News headlines for February 17, 2012
By Rachel Rogers
The House of Representatives approved the extension of the Payroll Tax Cut and Jobless Benefits earlier this afternoon. In an unusual act of cooperation the majority of both Democrats and Republicans voted in favor of the bill. Republican Representative Nan Hayworth from New York pointed out that the deficit amounts to 50 thousand dollars per person in the United States.
Replacement funding will come from the sale of underused public airwaves. The Federal Communications Commission would buy the spectrums from broadcasters and auction them to wireless companies. The auctions will not take place for at least a year but should allow for faster service on mobile devices. Congress expects to raise over 25 billion dollars. 2.75 billion would go towards funding a first responder network.
This morning federal agents arrested a man suspected of planning an attack on the Capitol. The 29-year-old Moroccan man had been under FBI surveillance for about a year. They provided him with non-functioning weapons so the public was never in danger.
A weight loss drug that was originally rejected by the FDA will be reviewed next week based on new data. Side effects like heart problems and birth defects prevented the drug’s approval in 2010. If permitted Qnexia would be the first weight loss dug approved in 13 years.
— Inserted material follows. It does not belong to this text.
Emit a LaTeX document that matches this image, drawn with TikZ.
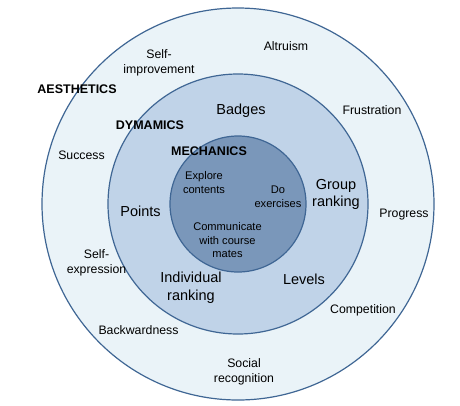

New York City Schools Chancellor Dennis Walcott sent a letter to parents regarding the three sexual abuse charges in the past two weeks. Two of the three employees charged had previous records, but only one person had a letter about it in their file. The DOE will now notify the principals when potential teachers or aides have a history of substantiated charges against them.
The Iranian banking system may soon be in trouble. An international banking group based in Brussels controls transactions for 40 Iranian banks, but is preparing to stop its services. Iran continues to claim that they are not trying to produce nuclear weapons. Nevertheless Obama administration is now encouraging the banking system, known as SWIFT, to block Iranian transactions.